Temporary Protected Status protects criminals from deportation

But will Temporary Protected Status be rendered moot if Obama-Rubio-Ryan get their way?  The answer is Yes!  Everyone will be able to stay! (but they can now anyway!)

Just two days ago I told you that the push was on to give Temporary Protected Status to Malians in the US.  Most recently we granted TPS to Syrians.   Haitians, as we reported here, aren’t signing up in large numbers because they see the Obama-Rubio-Ryan Amnesty coming (more on that below).   And, those Guatemalans and their Leftwing open borders advocates are trying to get the designation as well (although they seem to have slacked off, waiting for amnesty perhaps?).  “Temporary” refugees, can get drivers licenses and jobs and every couple of years their “temporary” status is renewed.

The Center for Immigration Studies tells us here how hard it is to get rid of even the criminals who have TPS status.

Roberto Galo has been in the US since the 1990’s!

Last week ICE arrested Roberto Galo, the unlicensed Honduran who killed a young man named Drew Rosenberg in a traffic crash in November 2010, and is detaining him without bond. Galo’s arrest is appropriate but, incredibly, despite the fact that Galo repeatedly violated California driving laws and killed someone, ICE had to make an exception to its policies in order to take him into custody and seek his removal.

Galo is an illegal immigrant who has been living here legally since the late 1990s under a grant of Temporary Protected Status (TPS). Beneficiaries of TPS may apply for driver’s licenses; but Galo could not get one because he failed the driving test three times. Under immigration law, Galo no longer qualifies for TPS after having been convicted of two misdemeanors (vehicular manslaughter and unlicensed driving) stemming from his responsibility for the crash that took Drew Rosenberg’s life.

But under current policies, offenders like Galo are not supposed to be put on the path to removal. USCIS, which administers the TPS program, has directed its officers to try to reclassify some misdemeanors as “infractions” in order to allow these offenders to stay.

Read it all!

The Obama-Rubio-Ryan Amnesty of 2013

Appropriately, Mark Krikorian the Director of the Center for Immigration Studies, with USCIS cases like Galo’s in mind, asks Rep. Paul Ryan and Senator Marco Rubio, so are you planning to trust Obama to keep his end of the bargain as you pander to the ‘Hispanic’ voter.

Krikorian:

Sen. Marco Rubio has effectively endorsed President Obama’s approach to immigration, and that endorsement was in turn endorsed by Rep. Paul Ryan. Or, as Julia Preston put it in the New York Times yesterday, “Strikingly, Mr. Rubio’s principles did not sound that different from proposals for an immigration overhaul by Mr. Obama, Democratic leaders and a handful of other Republicans.”

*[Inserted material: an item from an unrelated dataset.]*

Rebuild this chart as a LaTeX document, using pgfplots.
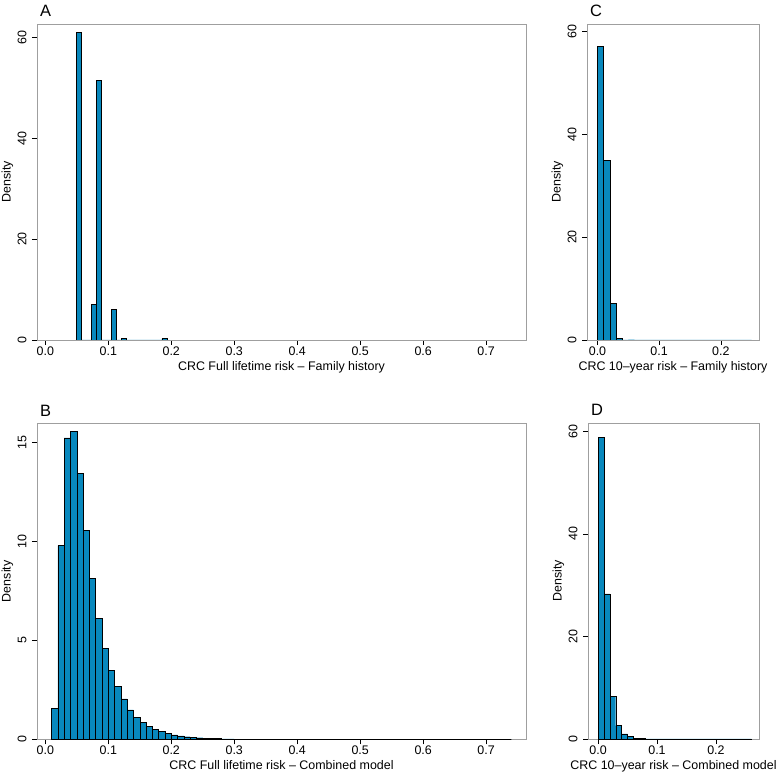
\documentclass[border=0pt]{standalone}
\usepackage{fontspec}
\setmainfont{Liberation Sans}
\usepackage{pgfplots}
\pgfplotsset{compat=1.18}
\definecolor{barblue}{RGB}{8,136,189}
\pgfplotsset{
  rstyle/.style={
    scale only axis,
    font=\fontsize{12.5}{14}\selectfont,
    /pgf/number format/assume math mode=true,
    tick align=outside, tick pos=left,
    major tick length=5bp,
    tick style={black, line width=0.5bp},
    axis line style={gray!75, line width=0.7bp},
    xticklabel style={/pgf/number format/fixed, /pgf/number format/fixed zerofill, /pgf/number format/precision=1, inner sep=0pt, anchor=north},
    xticklabel shift={1.7bp},
    yticklabel style={rotate=90, anchor=south, inner sep=0pt},
    yticklabel shift={5.3bp},
    ylabel={Density},
    every axis y label/.style={at={(axis description cs:0,0.5)}, xshift=-23.7bp, rotate=90, anchor=south, inner sep=0pt},
    every axis x label/.style={at={(axis description cs:0.5,0)}, anchor=north, inner sep=0pt, yshift=-21bp},
    every axis title/.style={at={(axis description cs:0,1)}, anchor=base west, inner sep=0pt, xshift=3bp, yshift=7bp, font=\fontsize{16.5}{18}\selectfont},
    ymin=0,
  },
  hist/.style={ybar interval, fill=barblue, draw=black, line width=0.4bp},
}
\begin{document}
\begin{tikzpicture}
\useasboundingbox (0,0) rectangle (780bp,776bp);
% Panel A
\begin{axis}[rstyle, at={(37bp,436bp)}, anchor=south west, width=489bp, height=316bp,
  xmin=-0.0132, xmax=0.7633, ymax=62.6,
  xtick={0,0.1,0.2,0.3,0.4,0.5,0.6,0.7}, ytick={0,20,40,60},
  title={A}, xlabel={CRC Full lifetime risk -- Family history}]
\addplot[hist] coordinates {
(0.049,61.0) (0.057,0) (0.065,0) (0.073,7.0) (0.081,51.4) (0.089,0) (0.097,0)
(0.105,6.1) (0.113,0) (0.121,0.28) (0.129,0) (0.137,0) (0.145,0) (0.153,0)
(0.161,0) (0.169,0) (0.177,0) (0.185,0.28) (0.193,0)
};
\end{axis}
% Panel C
\begin{axis}[rstyle, at={(587bp,436bp)}, anchor=south west, width=172bp, height=316bp,
  xmin=-0.017, xmax=0.262, ymax=61.4,
  xtick={0,0.1,0.2}, ytick={0,20,40,60},
  title={C}, xlabel={CRC 10--year risk -- Family history}]
\addplot[hist] coordinates {
(0.00,57.1) (0.01,34.9) (0.02,7.15) (0.03,0.27) (0.04,0.02) (0.05,0.05) (0.06,0.01)
(0.07,0) (0.08,0) (0.09,0) (0.10,0) (0.11,0) (0.12,0) (0.13,0) (0.14,0) (0.15,0)
(0.16,0) (0.17,0) (0.18,0) (0.19,0) (0.20,0) (0.21,0) (0.22,0) (0.23,0) (0.24,0) (0.25,0)
};
\end{axis}
% Panel B
\begin{axis}[rstyle, at={(37bp,36.7bp)}, anchor=south west, width=489bp, height=316bp,
  xmin=-0.0132, xmax=0.7633, ymax=15.96,
  xtick={0,0.1,0.2,0.3,0.4,0.5,0.6,0.7}, ytick={0,5,10,15},
  title={B}, xlabel={CRC Full lifetime risk -- Combined model}]
\addplot[hist] coordinates {
(0.01,1.57) (0.02,9.78) (0.03,15.22) (0.04,15.56) (0.05,13.43) (0.06,10.56)
(0.07,8.13) (0.08,6.11) (0.09,4.60) (0.10,3.47) (0.11,2.68) (0.12,2.04)
(0.13,1.48) (0.14,1.11) (0.15,0.86) (0.16,0.64) (0.17,0.52) (0.18,0.40)
(0.19,0.30) (0.20,0.22) (0.21,0.17) (0.22,0.13) (0.23,0.10) (0.24,0.08)
(0.25,0.06) (0.26,0.045) (0.27,0.035) (0.28,0.025) (0.29,0.018) (0.30,0.012)
(0.31,0.009) (0.32,0.007) (0.33,0.006) (0.34,0.005) (0.35,0.004) (0.36,0.004)
(0.37,0.003) (0.38,0.003) (0.39,0.002) (0.40,0.002) (0.41,0.002) (0.42,0.002)
(0.43,0.001) (0.44,0.001) (0.45,0.001) (0.46,0.001) (0.47,0.001) (0.48,0.001)
(0.49,0.001) (0.50,0) (0.51,0) (0.52,0) (0.53,0) (0.54,0) (0.55,0) (0.56,0)
(0.57,0) (0.58,0) (0.59,0) (0.60,0.001) (0.61,0.001) (0.62,0) (0.63,0) (0.64,0)
(0.65,0) (0.66,0) (0.67,0.001) (0.68,0) (0.69,0.001) (0.70,0) (0.71,0) (0.72,0)
(0.73,0) (0.74,0)
};
\end{axis}
% Panel D
\begin{axis}[rstyle, at={(588bp,37bp)}, anchor=south west, width=171bp, height=316bp,
  xmin=-0.017, xmax=0.273, ymax=61.6,
  xtick={0,0.1,0.2}, ytick={0,20,40,60},
  title={D}, xlabel={CRC 10--year risk -- Combined model}]
\addplot[hist] coordinates {
(0.00,58.8) (0.01,28.3) (0.02,8.26) (0.03,2.6) (0.04,0.98) (0.05,0.46) (0.06,0.16)
(0.07,0.06) (0.08,0.03) (0.09,0.02) (0.10,0.01) (0.11,0.01) (0.12,0.005) (0.13,0.005)
(0.14,0.005) (0.15,0.003) (0.16,0.003) (0.17,0.002) (0.18,0.002) (0.19,0.002)
(0.20,0.001) (0.21,0.001) (0.22,0.001) (0.23,0.001) (0.24,0.01) (0.25,0.01) (0.26,0)
};
\end{axis}
\end{tikzpicture}
\end{document}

So, in considering what can now accurately be referred to as the Obama-Rubio-Ryan amnesty plan of 2013, there’s one central question that Rubio and Ryan need to be asked: Do they trust President Obama to enforce the immigration laws in the future, after today’s illegals have been legalized?

If they answer “yes”, then they need to explain why they think he’d suddenly become committed to enforcement after four years of downgrading immigration law enforcement, and more generally acting as though the U.S. Code were a body of suggestions rather than laws.

[…..]

This isn’t some nit I’m picking — it’s central to the whole concept of “comprehensive immigration reform”. If you trust Obama to do the right thing, then, by all means, endorse his plan for amnesty, as Rubio and Ryan have done. But if you don’t trust him to keep his word, if you think all his statements come with an expiration date, then there’s no honest way you can back his approach.

For more on what Rubio’s (and no doubt Grover Norquist’s too!) “comprehensive” plan would do, visit VDARE and see what “Washington Watcher” says about it.  Here is one snippet:

In reality, because, as I mentioned earlier, there is no way to find out when an illegal alien first came to this country, an amnesty will certainly lead to more illegals crossing the border to take advantage of the new program.

It is safe to say that Rubio’s proposal appears to be virtually indistinguishable from what the Democrats want—except the delay in granting citizenship to the amnestied illegals.

Usually, Republican amnesty proposals at least pretend that they are focused even more on enforcement than legalization—but Rubio has pretty much given up even that pretense.

My theory: Rubio is willing to give the Democrats whatever they want—so long as the illegals don’t get (immediate) citizenship.

Back to TPS

I don’t see any other conclusion, if Obama-Rubio-Ryan get their way, everyone gets to stay and Temporary Protected Status is permanent (no more fig leaf), but for certain classes of illegal immigants it already is—Salvadorans, Somalis, Haitians etc.

Liberians had TPS for years and note that they are off the list, but no one deported them!

To be truly “comprehensive,” Rubio’s bill should include a repeal of TPS.  And, the diversity visa lottery too!  How about a moratorium on refugee resettlement as well until that 1980 Kennedy-Biden-Carter law has been back to Congress for reauthorization (something that has never happened).